Don’t bet the company on one horse and you’ll be fine

A good way to start in this sort of partnering activity is to throw all your suppliers on the table and think how you can exchange stuff with them and not buy from them with cash anymore….or buy their stuff with less cash at least. You will probably land a few interesting deals and the practice will be perfect for moving  onto the partners who can help you with innovation.

This is  harder. Give up the idea that you make the money and therefore that gives you the upper hand. Just get out there , do a bit of research and pick a few which seem to fit your mould. You will have a ton to offer them…brand, people with experiences, problems to solve, maybe a little money. They will have a ton to offer you…unencumbered thinking, loose, wild and creative. A match made in heaven. Until it isn’t. Then move on to someone else. You haven’t got much time.

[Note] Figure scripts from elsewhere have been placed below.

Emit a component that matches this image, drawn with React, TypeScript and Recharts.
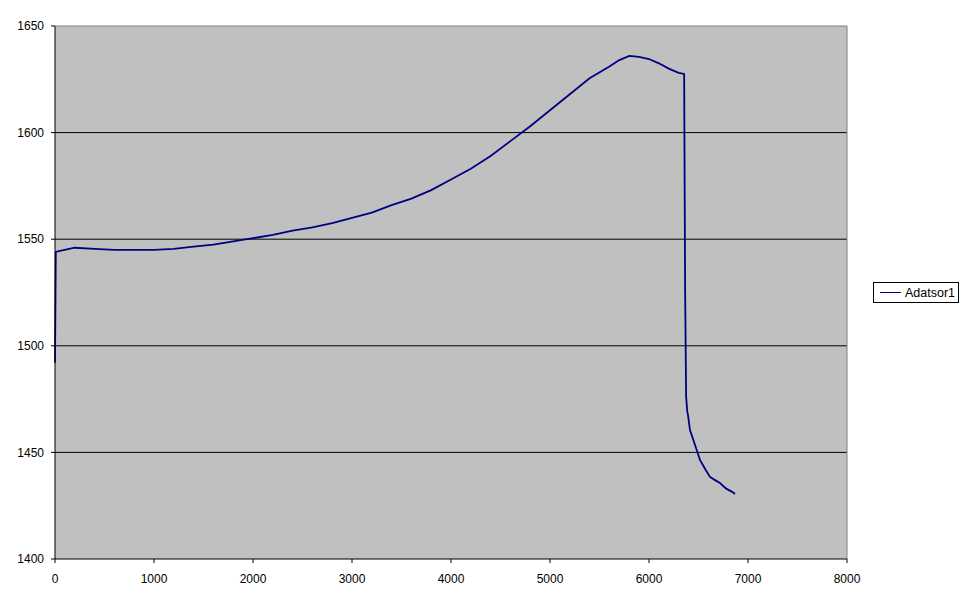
import React from "react";
import { LineChart, Line, XAxis, YAxis, CartesianGrid, ReferenceLine } from "recharts";

const xValues = [0, 8, 50, 200, 400, 600, 800, 1000, 1200, 1400, 1600, 1800, 2000, 2200, 2400, 2600, 2800, 3000, 3200, 3400, 3600, 3800, 4000, 4200, 4400, 4600, 4800, 5000, 5200, 5400, 5600, 5700, 5800, 5900, 6000, 6100, 6200, 6300, 6355, 6365, 6375, 6387, 6394, 6414, 6465, 6515, 6570, 6616, 6667, 6717, 6780, 6840, 6869];
const yValues = [1492, 1544, 1544.5, 1546, 1545.5, 1545, 1545, 1545, 1545.5, 1546.5, 1547.5, 1549, 1550.5, 1552, 1554, 1555.5, 1557.5, 1560, 1562.5, 1566, 1569, 1573, 1578, 1583, 1589, 1596, 1603, 1610.5, 1618, 1625.5, 1631, 1634, 1636, 1635.5, 1634.5, 1632.5, 1630, 1628, 1627.5, 1526, 1476, 1469, 1467.5, 1460.5, 1453.5, 1446.5, 1442, 1438.5, 1437, 1435.6, 1433, 1431.5, 1430.5];
const xTicks = [0, 1000, 2000, 3000, 4000, 5000, 6000, 7000, 8000];
const yTicks = [1400, 1450, 1500, 1550, 1600, 1650];
const gridValues = [1450, 1500, 1550, 1600];
const seriesName = "Adatsor1";

const data = xValues.map((x, i) => ({ x, y: yValues[i] }));

const font = "'Liberation Sans', Arial, sans-serif";

export default function App() {
  return (
    <div style={{ position: "absolute", left: 0, top: 0, width: 971, height: 605, background: "#fff" }}>
      <LineChart width={971} height={605} data={data} margin={{ top: 26, right: 124, bottom: 0, left: 0 }}>
        <CartesianGrid
          vertical={false}
          horizontalValues={gridValues}
          stroke="#000"
          strokeDasharray=""
          fill="#C0C0C0"
          fillOpacity={1}
        />
        <ReferenceLine y={1650} stroke="#808080" strokeWidth={1} />
        <ReferenceLine x={8000} stroke="#808080" strokeWidth={1} />
        <XAxis
          dataKey="x"
          type="number"
          domain={[0, 8000]}
          ticks={xTicks}
          interval={0}
          height={46}
          tickSize={4}
          tickMargin={11}
          axisLine={{ stroke: "#000" }}
          tickLine={{ stroke: "#000" }}
          tick={{ fill: "#000", fontSize: 12, fontFamily: font }}
        />
        <YAxis
          type="number"
          domain={[1400, 1650]}
          ticks={yTicks}
          interval={0}
          width={55}
          tickSize={4}
          tickMargin={7}
          axisLine={{ stroke: "#000" }}
          tickLine={{ stroke: "#000" }}
          tick={{ fill: "#000", fontSize: 12, fontFamily: font }}
        />
        <Line
          type="linear"
          dataKey="y"
          name={seriesName}
          stroke="#000080"
          strokeWidth={1.8}
          dot={false}
          activeDot={false}
          isAnimationActive={false}
        />
      </LineChart>
      <div
        style={{
          position: "absolute",
          left: 873,
          top: 282,
          width: 86,
          height: 21,
          border: "1px solid #000",
          background: "#fff",
          boxSizing: "border-box",
          display: "flex",
          alignItems: "center",
          fontFamily: font,
          fontSize: 12.5,
          color: "#000",
        }}
      >
        <span style={{ display: "inline-block", width: 21, height: 1, background: "#000080", marginLeft: 6, marginRight: 4 }} />
        <span>{seriesName}</span>
      </div>
    </div>
  );
}
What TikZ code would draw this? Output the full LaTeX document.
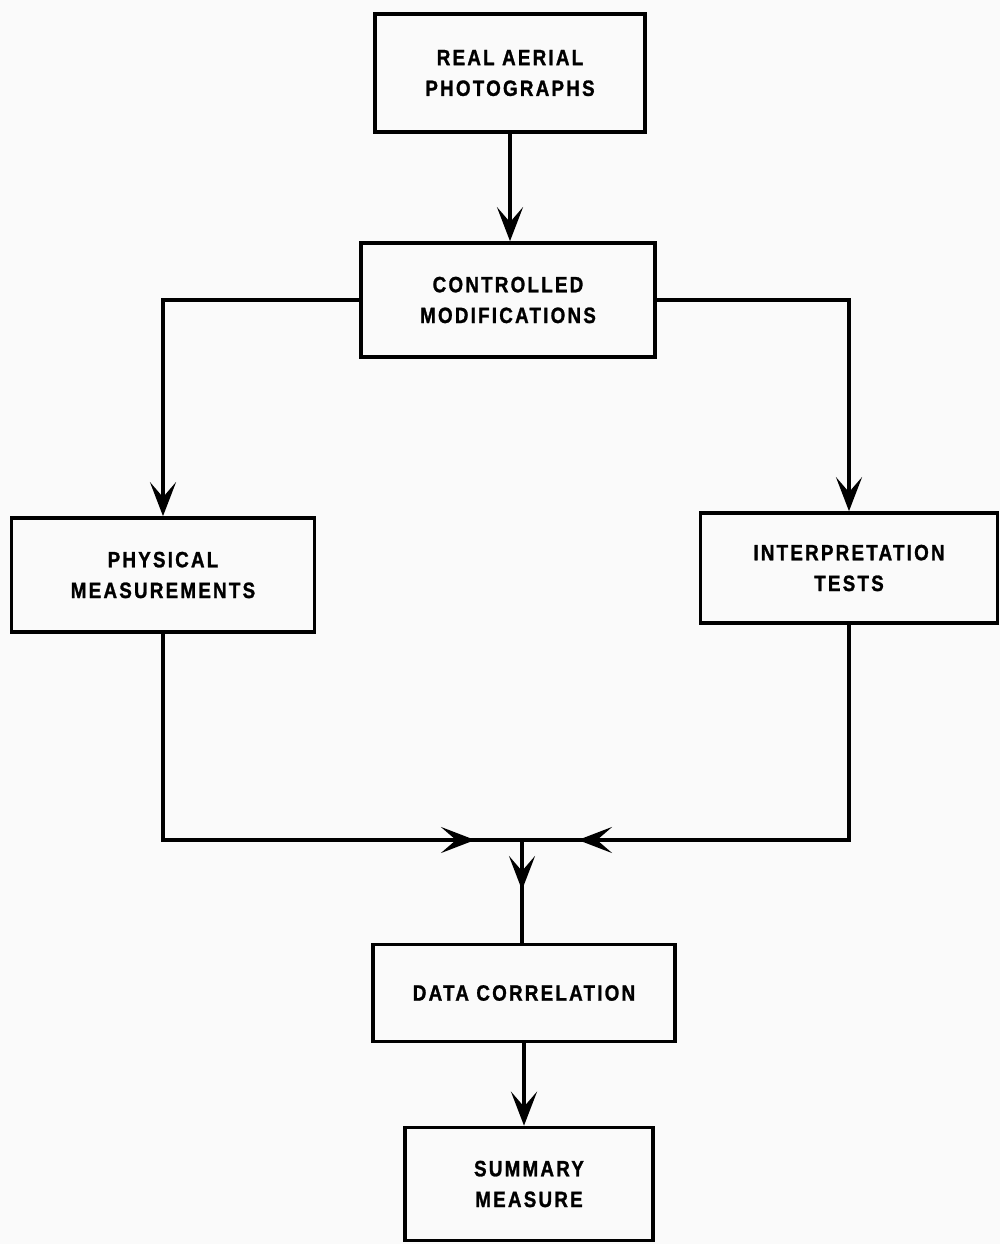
\documentclass[tikz,border=0pt]{standalone}
\usepackage{fontspec}
\usepackage{tikz}
\usetikzlibrary{arrows.meta}
\newfontfamily\boxfont[FakeStretch=0.85,LetterSpace=10,FakeBold=1.2]{Liberation Sans}
\definecolor{paper}{RGB}{250,250,250}

\begin{document}
\begin{tikzpicture}[x=0.2mm, y=-0.2mm, line width=2.1pt, >={Stealth[length=6.8mm,width=5.2mm,inset=3mm]}, every node/.style={draw, rectangle, align=center, font=\boxfont\bfseries\fontsize{12.6}{17.5}\selectfont}]
	\fill[paper] (0,0) rectangle (1000,1244);
	\useasboundingbox (0,0) rectangle (1000,1244);
	\node[minimum width=54mm, minimum height=23.6mm] (photos) at (510,73) {REAL AERIAL\\PHOTOGRAPHS};
	\node[minimum width=58.8mm, minimum height=22.8mm] (modif) at (508,300) {CONTROLLED\\MODIFICATIONS};
	\node[minimum width=60.6mm, minimum height=22.8mm] (phys) at (163,575) {PHYSICAL\\MEASUREMENTS};
	\node[minimum width=59.4mm, minimum height=22mm] (interp) at (849,568) {INTERPRETATION\\TESTS};
	\node[minimum width=60.4mm, minimum height=19.4mm] (corr) at (524,993) {DATA CORRELATION};
	\node[minimum width=49.6mm, minimum height=22.6mm] (summary) at (529,1184) {SUMMARY\\MEASURE};
	\coordinate (join) at (522,840);
	\coordinate (inL) at (475,840);
	\coordinate (inR) at (578,840);
	\coordinate (down) at (522,890);
	\draw[->] (photos.south) -- (photos.south |- modif.north);
	\draw[->] (modif.west) -| (phys.north);
	\draw[->] (modif.east) -| (interp.north);
	% plain lines first, arrowheads on top
	\draw (phys.south) |- (join) -| (interp.south);
	\draw (join) -- (join |- corr.north);
	\draw[->] (phys.south) |- (inL);
	\draw[->] (interp.south) |- (inR);
	\draw[->] (join) -- (down);
	\draw[->] (corr.south) -- (corr.south |- summary.north);
\end{tikzpicture}
\end{document}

If you think that partnering is just for the small end of town, look no further than Telstra, who have made an art form of it in the past few years as they shed their crusty image and gather a bit of innovation momentum. You may not have noticed but Telstra does lots of interesting partnering. They partnered with Lithium very early when they were just a small start up. It was a great match. Telstra needed to expedite innovation in its call centres and customer service and Lithium, born of a particularly smart founder who was trying to  solve the problem of poor call centre experience in his video gaming business, had the perfect emerging technology. As a founding partner Telstra were a great global reference and a partner that was up for experimenting. Fast forward to today and Lithium is a major emerging force in customer crowd servicing platforms and  data automation and their technology is saving Telstra lots (not sure how much lots is but we think it could be getting to the $100m mark and over).

So give true ‘partnering’ a think and get someone on it quick.

 TIP 12 : Don’t keep secrets

Keeping secrets is a  sign that you haven’t worked things out, no matter how big you are and how much expensive advice you are getting. You may  ultimately  be sewing a ‘seed of doom by insulation’ if you keep it up.

What secret do you have really that someone else hasn’t already developed somewhere else? Almost certainly someone has. Almost certainly everyone here knows about it as well. The secret, which isn’t secret, is commercial execution using your unique assets and people.

There is a Daze of Disruption rule – not yet published – about Great Chefs. It says you need to act like a  great chef because great chef’s are loved everywhere and everyone uses their recipes. But can anyone really cook like them?….usually not. That’s what being a great chef is – execution! And swearing lots.

Rule27

Openness is at the heart of ‘partnering’. When you truly partner, you’re creating through the process of sharing your ideas openly. If you keep secrets and the eco-system comes to think of you as ‘secretive’ then  lots of great potential partners are likely to pass you by. And not just because they don’t realise you’re there because you’re being so careful  hiding in a corner with your ‘precious’ ideas. They  won’t want to work with you because people don’t like or trust people who are secretive.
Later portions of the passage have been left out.